‘Fallout’ Producer Jonathan Nolan on AI: ‘We’re in Such a Frothy Moment’

Jonathan Nolan saw this coming. As a screenwriter, he’s worked on several of his brother Christopher Nolan’s films, from Interstellar to the Dark Knight movies. Partnered with his wife Lisa Joy, he created HBO’s Westworld and executive produced Amazon Prime’s Fallout. But before that, he cut his TV teeth creating Person of Interest, a CBS procedural about a solitary tech billionaire who creates a piece of surveillance software aimed at stopping crime before it happens. It was fiction, but it’s hard not to feel its prescience.

With Fallout, now in its second season, Nolan also has his sights on the future. Based on the video game series of the same name, it’s about a postapocalyptic America where everyone must survive in any way they can. It’s also wickedly funny and full of 1950s-era retrofuturism.

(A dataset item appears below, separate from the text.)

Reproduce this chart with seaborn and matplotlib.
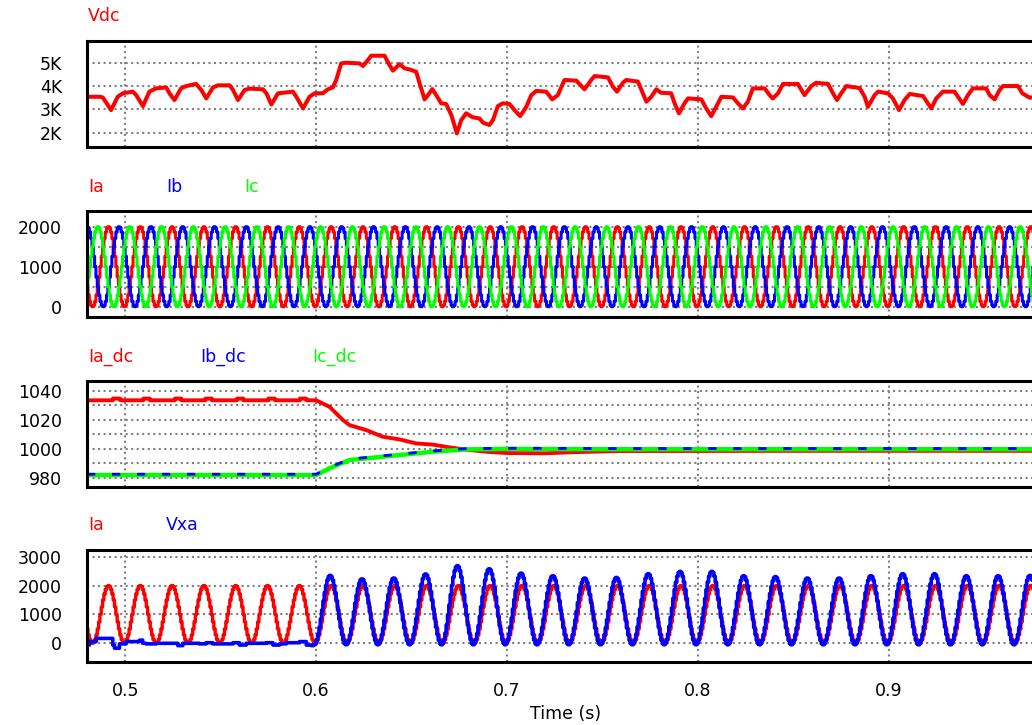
import numpy as np
import pandas as pd
import matplotlib
matplotlib.use("Agg")
import matplotlib.pyplot as plt
from matplotlib.ticker import FixedLocator, MultipleLocator
import seaborn as sns

# ---------------- data ----------------
# DC-link voltage Vdc (V), traced as breakpoints
vdc_t = [0.4800, 0.4865, 0.4883, 0.4926, 0.4961, 0.4988, 0.5040, 0.5058, 0.5093, 0.5127,
         0.5162, 0.5215, 0.5232, 0.5258, 0.5293, 0.5320, 0.5372, 0.5399, 0.5425, 0.5460,
         0.5486, 0.5548, 0.5565, 0.5591, 0.5626, 0.5652, 0.5722, 0.5740, 0.5766, 0.5801,
         0.5827, 0.5879, 0.5897, 0.5932, 0.5966, 0.5993, 0.6036, 0.6062, 0.6088, 0.6106,
         0.6132, 0.6158, 0.6228, 0.6246, 0.6272, 0.6289, 0.6359, 0.6385, 0.6403, 0.6438,
         0.6464, 0.6499, 0.6525, 0.6543, 0.6569, 0.6587, 0.6609, 0.6630, 0.6656, 0.6682,
         0.6709, 0.6738, 0.6761, 0.6787, 0.6822, 0.6857, 0.6875, 0.6909, 0.6927, 0.6953,
         0.6979, 0.7014, 0.7040, 0.7070, 0.7102, 0.7128, 0.7154, 0.7206, 0.7238, 0.7267,
         0.7302, 0.7364, 0.7407, 0.7442, 0.7460, 0.7530, 0.7556, 0.7577, 0.7608, 0.7626,
         0.7687, 0.7704, 0.7731, 0.7757, 0.7783, 0.7809, 0.7861, 0.7879, 0.7902, 0.7931,
         0.7949, 0.8019, 0.8045, 0.8071, 0.8097, 0.8124, 0.8185, 0.8211, 0.8237, 0.8263,
         0.8289, 0.8351, 0.8377, 0.8394, 0.8421, 0.8447, 0.8525, 0.8560, 0.8595, 0.8621,
         0.8683, 0.8709, 0.8730, 0.8752, 0.8779, 0.8849, 0.8875, 0.8892, 0.8927, 0.8945,
         0.8997, 0.9023, 0.9055, 0.9084, 0.9111, 0.9181, 0.9224, 0.9250, 0.9285, 0.9346,
         0.9390, 0.9416, 0.9442, 0.9512, 0.9530, 0.9556, 0.9582, 0.9600, 0.9678, 0.9701,
         0.9740, 0.9820]
vdc = [3540, 3540, 3510, 2970, 3540, 3690, 3760, 3610, 3140, 3760,
       3900, 3940, 3690, 3400, 3900, 4000, 4090, 3830, 3470, 3940,
       4030, 4030, 3830, 3400, 3830, 3890, 3860, 3690, 3210, 3690,
       3710, 3760, 3540, 3040, 3540, 3690, 3690, 3860, 3940, 4260,
       4970, 5000, 4970, 4860, 5110, 5300, 5300, 4900, 4660, 4940,
       4760, 4690, 4610, 4110, 3430, 3610, 3870, 3610, 3260, 3230,
       2760, 1970, 2540, 2830, 2660, 2610, 2430, 2330, 2540, 3140,
       3260, 3230, 2970, 2710, 3110, 3610, 3790, 3760, 3430, 3610,
       4260, 4230, 3860, 4260, 4430, 4370, 3970, 3760, 4140, 4260,
       4190, 3860, 3330, 3540, 3860, 3710, 3690, 3260, 2830, 3260,
       3470, 3430, 3040, 2710, 3110, 3540, 3510, 3260, 3040, 3330,
       3900, 3900, 3610, 3470, 3690, 4090, 4090, 3610, 4000, 4140,
       4090, 3690, 3400, 3690, 4000, 3910, 3540, 3110, 3610, 3760,
       3690, 3470, 2970, 3400, 3660, 3570, 3040, 3470, 3760, 3760,
       3230, 3610, 3900, 3900, 3610, 3430, 3830, 4000, 4000, 3690,
       3500, 3600]

# One period of the sampled phase current (A), starting at its minimum
ia_cycle = [0, 34, 134, 293, 500, 741, 1000, 1259, 1500, 1707, 1866, 1966,
            2000, 1966, 1866, 1707, 1500, 1259, 1000, 741, 500, 293, 134, 34]
line_freq = 60.0          # Hz
ia_first_min = 0.4826     # s, first minimum of Ia in view

# Per-phase DC current components (A)
ia_dc_t = [0.4800, 0.4935, 0.4936, 0.4974, 0.4975, 0.5095, 0.5096, 0.5129, 0.5130,
           0.5260, 0.5261, 0.5294, 0.5295, 0.5420, 0.5421, 0.5454, 0.5455,
           0.5585, 0.5586, 0.5619, 0.5620, 0.5750, 0.5751, 0.5784, 0.5785,
           0.5915, 0.5916, 0.5949, 0.5950,
           0.6001, 0.6071, 0.6141, 0.6176, 0.6263, 0.6350, 0.6437, 0.6525, 0.6612,
           0.6699, 0.6787, 0.6900, 0.7000, 0.7200, 0.7350, 0.7600, 0.8000, 0.8500,
           0.9000, 0.9500, 0.9820]
ia_dc = [1033.5, 1033.5, 1034.7, 1034.7, 1033.5, 1033.5, 1034.7, 1034.7, 1033.5,
         1033.5, 1034.7, 1034.7, 1033.5, 1033.5, 1034.7, 1034.7, 1033.5,
         1033.5, 1034.7, 1034.7, 1033.5, 1033.5, 1034.7, 1034.7, 1033.5,
         1033.5, 1034.7, 1034.7, 1033.5,
         1033.5, 1029.0, 1019.9, 1016.4, 1013.0, 1008.4, 1006.6, 1003.8, 1003.0,
         1001.1, 999.5, 998.0, 997.2, 997.0, 997.8, 998.6, 998.6, 998.7,
         998.7, 998.7, 998.7]
ibc_dc_t = [0.480, 0.6001, 0.6071, 0.6176, 0.6263, 0.6437, 0.6612, 0.6787, 0.700, 0.750, 0.850, 0.982]
ic_dc = [982.0, 982.0, 986.7, 992.4, 993.5, 995.8, 998.1, 999.7, 1000.0, 999.8, 999.8, 999.8]
ib_dc = [982.6, 982.6, 987.3, 993.0, 994.1, 996.4, 998.6, 1000.2, 1000.5, 1000.3, 1000.3, 1000.3]

# Vxa before compensation starts (V)
vxa_pre_t = [0.4799, 0.4813, 0.4848, 0.4918, 0.4935, 0.4944, 0.4970, 0.5005, 0.5057, 0.5075,
             0.5092, 0.5110, 0.5162, 0.5250, 0.5276, 0.5302, 0.5389, 0.5424, 0.5459, 0.5564,
             0.5599, 0.5634, 0.5739, 0.5774, 0.5809, 0.5844, 0.5914, 0.5931, 0.5949, 0.5975]
vxa_pre = [-60, 60, 170, 170, -60, -170, -20, 60, 60, 110,
           0, -20, 0, 0, -80, 0, -20, 20, -20, 20,
           -60, 0, 20, -60, -20, 20, 60, 60, -60, -80]
# Vxa peak value of each cycle once it follows Ia (cycles 7 onward)
vxa_first_cycle = 7
vxa_peaks = [2350, 2230, 2260, 2400, 2690, 2580, 2430, 2340, 2260, 2280, 2410, 2490,
             2490, 2340, 2310, 2260, 2260, 2340, 2410, 2410, 2340, 2340, 2350]
vxa_floor = -50
vxa_lead = 0.0005

t_start, t_end = 0.48, 0.982

# ---------------- derived sampled waveforms ----------------
n_step = len(ia_cycle)
step = 1.0 / line_freq / n_step
cyc = np.array(ia_cycle, dtype=float)
k = np.arange(-5, int((t_end - ia_first_min) / step) + 3)
t_s = ia_first_min + k * step
ia = cyc[k % n_step]
ib = cyc[(k - n_step // 3) % n_step]
ic = cyc[(k + n_step // 3) % n_step]

kk = k[k >= vxa_first_cycle * n_step]
cyc_idx = np.minimum(kk // n_step - vxa_first_cycle, len(vxa_peaks) - 1)
pk = np.array(vxa_peaks, dtype=float)[cyc_idx]
vxa_follow = vxa_floor + (pk - vxa_floor) * cyc[kk % n_step] / cyc.max()
t_follow = ia_first_min + kk * step - vxa_lead
vxa_t = np.concatenate([vxa_pre_t, t_follow])
vxa = np.concatenate([vxa_pre, vxa_follow])

# ---------------- styling ----------------
sns.set_theme(style="white")
plt.rcParams["font.family"] = ["DejaVu Sans"]
FS = 12.5
RED, BLUE, GREEN = "#ff0000", "#0000ff", "#00ff00"

fig = plt.figure(figsize=(10.32, 7.25), dpi=100)
W, H = 1032, 725
left_px, right_px = 87, 1045
panels_px = [(40.7, 146.7), (210.7, 316.7), (380.7, 486.7), (550.0, 662.3)]
axes = []
for top, bot in panels_px:
    ax = fig.add_axes([left_px / W, 1 - bot / H, (right_px - left_px) / W, (bot - top) / H])
    axes.append(ax)


def style_axis(ax, ylim, yticks, ylabels, minor=None, show_x=False):
    ax.set_xlim(t_start, t_end)
    ax.set_ylim(*ylim)
    ax.xaxis.set_major_locator(FixedLocator([0.5, 0.6, 0.7, 0.8, 0.9]))
    ax.yaxis.set_major_locator(FixedLocator(yticks))
    ax.set_yticklabels(ylabels)
    if minor is not None:
        ax.yaxis.set_minor_locator(MultipleLocator(minor))
        ax.grid(True, which="minor", axis="y", color="#808080", linestyle=":", linewidth=1.5)
    ax.grid(True, which="major", color="#808080", linestyle=":", linewidth=1.5)
    ax.tick_params(axis="y", which="both", length=0, pad=18, labelsize=FS, labelcolor="black")
    ax.tick_params(axis="x", which="both", length=0, pad=14, labelsize=FS, labelcolor="black")
    if show_x:
        ax.set_xticklabels(["0.5", "0.6", "0.7", "0.8", "0.9"])
    else:
        ax.set_xticklabels([])
    for side in ("top", "bottom", "left"):
        ax.spines[side].set_visible(True)
        ax.spines[side].set_color("black")
        ax.spines[side].set_linewidth(2.2)
    ax.spines["right"].set_visible(False)
    ax.set_xlabel("")
    ax.set_ylabel("")
    ax.set_axisbelow(True)


def series_labels(ax, items, dy=25):
    for name, color, dx in items:
        ax.annotate(name, xy=(0, 1), xycoords="axes fraction", xytext=(dx, dy),
                    textcoords="offset pixels", color=color, ha="left", va="center",
                    fontsize=FS)


def trace(ax, x, y, color, lw=2.6, **kw):
    sns.lineplot(x=np.asarray(x), y=np.asarray(y), ax=ax, color=color, linewidth=lw,
                 estimator=None, errorbar=None, legend=False, sort=False, **kw)


# Panel 1: Vdc
ax = axes[0]
trace(ax, vdc_t, vdc, RED, lw=2.9)
style_axis(ax, (1400, 5943), [2000, 3000, 4000, 5000], ["2K", "3K", "4K", "5K"])
series_labels(ax, [("Vdc", RED, 1)])

# Panel 2: three-phase currents
ax = axes[1]
trace(ax, t_s, ia, RED, lw=2.2, drawstyle="steps-post")
trace(ax, t_s, ib, BLUE, lw=2.2, drawstyle="steps-post")
trace(ax, t_s, ic, GREEN, lw=2.2, drawstyle="steps-post")
style_axis(ax, (-250, 2400), [0, 1000, 2000], ["0", "1000", "2000"], minor=500)
series_labels(ax, [("Ia", RED, 1), ("Ib", BLUE, 79), ("Ic", GREEN, 157)], dy=24)

# Panel 3: DC components
ax = axes[2]
trace(ax, ia_dc_t, ia_dc, RED, lw=2.8)
trace(ax, ibc_dc_t, ic_dc, GREEN, lw=3.2)
trace(ax, ibc_dc_t, ib_dc, BLUE, lw=2.0, linestyle=(0, (3, 6)))
style_axis(ax, (974, 1047), [980, 1000, 1020, 1040], ["980", "1000", "1020", "1040"], minor=10)
series_labels(ax, [("Ia_dc", RED, 1), ("Ib_dc", BLUE, 113), ("Ic_dc", GREEN, 225)], dy=24)

# Panel 4: Ia and Vxa
ax = axes[3]
trace(ax, t_s, ia, RED, lw=2.4, drawstyle="steps-post")
trace(ax, vxa_t, vxa, BLUE, lw=2.6, drawstyle="steps-post")
style_axis(ax, (-658, 3232), [0, 1000, 2000, 3000], ["0", "1000", "2000", "3000"], show_x=True)
series_labels(ax, [("Ia", RED, 1), ("Vxa", BLUE, 79)])
ax.set_xlabel("Time (s)", fontsize=FS, color="black", labelpad=4)

fig.savefig("out.png", dpi=100, facecolor="white")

So, what does Nolan see happening in the coming decades? A lot. For one, he doesn’t think AI is going to replace human filmmakers. In fact, he thinks it could help aspiring directors get a foot in the door. (Though, he says, he will never use it in his own writing.) He’d also like to see the demise of (most) social media—but understands that may never happen.

For this week’s episode of The Big Interview podcast, I asked Nolan about all of those things and more. Below you’ll find his thoughts on writing Batman movies, classic cars, and what he’d actually bring to his own doomsday bunker.

This interview has been edited for length and clarity.

KATIE DRUMMOND: Jonathan Nolan, welcome to The Big Interview.

JONATHAN NOLAN: Thank you for having me.

I’m delighted to have you here in person in New York. It’s very cold. I’m from Canada so my barometer is a little off, but …

I’m from Chicago. I tend to think of New York as wimpy cold.

No, no, this is real. The older I get the weaker and more frail. So I can’t tolerate [it].

I’ve been in LA for 25 years. Completely useless.

So we’re both totally useless. It’s going to be a great conversation. We always like to start these discussions with a little warmup. Actually, this might help today of all days. But this is just a warmup for your brain, some very fast questions. Are you ready?

The reason I became a writer is because I was no good at answering fast questions. So I’m going to flub this.

Oh good. This will be the whole hour.

That’s it.

What is the most overused sci-fi trope?

Ooh! Faster-than-light travel.

Why?

Because it’s a sort of story convenience, and I guess we used it in Interstellar, but we use it in a slightly backhanded way, which is a wormhole. Which doesn’t quite feel the same, but effectively it’s the same thing. It’s just a way to skip the boring bits.

What’s a book you go back to over and over?

Of late, I go back to all of the Iain Banks Culture books. Years ago, I was looking for positive portrayals of AI in science fiction.

Oh, interesting. We’re going to talk about this.

It was almost nothing, really nothing. It’s kind of James Cameron on one side, and no one on the other side of the roster and Iain Banks, who wrote those books over the course of 20 years, starting in the late ’80s, I think, until his death in the early 2010s. Far too young. But they are the most fully realized and brilliant depiction of a hybrid civilization where you’ve got people and you’ve got AI and they have sort of figured it out.